SHORT TASK:
Copy out all lines with the word "this" in them.

RECORDED DATA:
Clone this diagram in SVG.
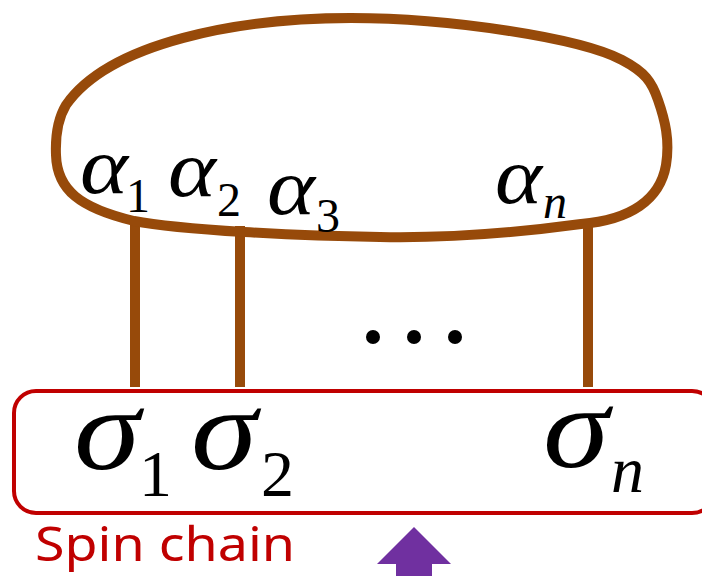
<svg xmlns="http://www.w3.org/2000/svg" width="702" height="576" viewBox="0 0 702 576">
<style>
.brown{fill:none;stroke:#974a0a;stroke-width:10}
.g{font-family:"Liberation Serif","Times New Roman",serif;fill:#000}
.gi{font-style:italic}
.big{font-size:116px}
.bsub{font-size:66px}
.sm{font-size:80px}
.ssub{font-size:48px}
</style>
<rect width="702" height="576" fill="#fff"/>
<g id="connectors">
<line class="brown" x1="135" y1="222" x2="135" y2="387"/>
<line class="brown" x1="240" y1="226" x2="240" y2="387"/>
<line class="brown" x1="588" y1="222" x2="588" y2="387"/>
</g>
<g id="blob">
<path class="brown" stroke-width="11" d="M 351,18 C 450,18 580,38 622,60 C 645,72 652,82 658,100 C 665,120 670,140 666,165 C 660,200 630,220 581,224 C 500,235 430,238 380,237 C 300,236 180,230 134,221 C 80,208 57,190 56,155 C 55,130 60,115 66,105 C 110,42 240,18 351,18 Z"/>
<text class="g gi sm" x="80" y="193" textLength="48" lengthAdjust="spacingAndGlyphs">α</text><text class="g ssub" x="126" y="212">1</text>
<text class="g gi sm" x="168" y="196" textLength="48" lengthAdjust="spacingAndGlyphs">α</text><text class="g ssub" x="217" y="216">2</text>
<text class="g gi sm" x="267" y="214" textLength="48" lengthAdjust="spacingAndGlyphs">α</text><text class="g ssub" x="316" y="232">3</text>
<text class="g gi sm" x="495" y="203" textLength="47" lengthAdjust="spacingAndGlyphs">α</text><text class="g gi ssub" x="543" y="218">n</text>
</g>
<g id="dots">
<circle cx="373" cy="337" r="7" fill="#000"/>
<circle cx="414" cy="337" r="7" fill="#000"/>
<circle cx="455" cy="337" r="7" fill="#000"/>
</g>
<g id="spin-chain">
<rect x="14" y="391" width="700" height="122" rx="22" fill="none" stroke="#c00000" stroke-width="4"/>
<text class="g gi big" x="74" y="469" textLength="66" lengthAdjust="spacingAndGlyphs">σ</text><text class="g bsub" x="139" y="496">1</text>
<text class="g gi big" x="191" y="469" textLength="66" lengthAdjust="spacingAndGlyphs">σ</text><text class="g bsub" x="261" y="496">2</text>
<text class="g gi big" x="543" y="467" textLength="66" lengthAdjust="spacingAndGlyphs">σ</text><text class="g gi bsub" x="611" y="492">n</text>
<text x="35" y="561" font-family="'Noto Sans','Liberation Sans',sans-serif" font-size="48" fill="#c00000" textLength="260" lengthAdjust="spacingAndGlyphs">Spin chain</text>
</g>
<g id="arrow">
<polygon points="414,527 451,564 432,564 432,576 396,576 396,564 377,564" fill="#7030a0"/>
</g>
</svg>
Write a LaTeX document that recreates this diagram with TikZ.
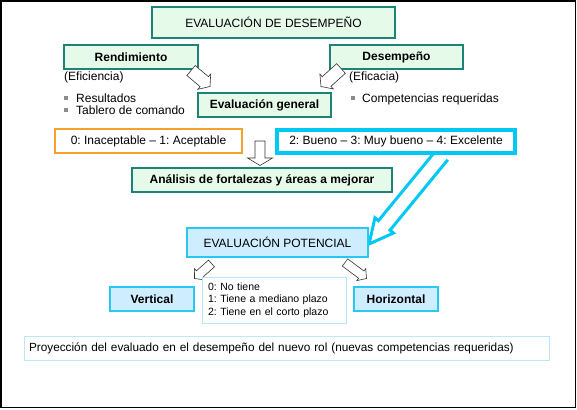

CORRECT RESULT:
Clone this diagram in SVG.
Write a LaTeX document that recreates this diagram with TikZ.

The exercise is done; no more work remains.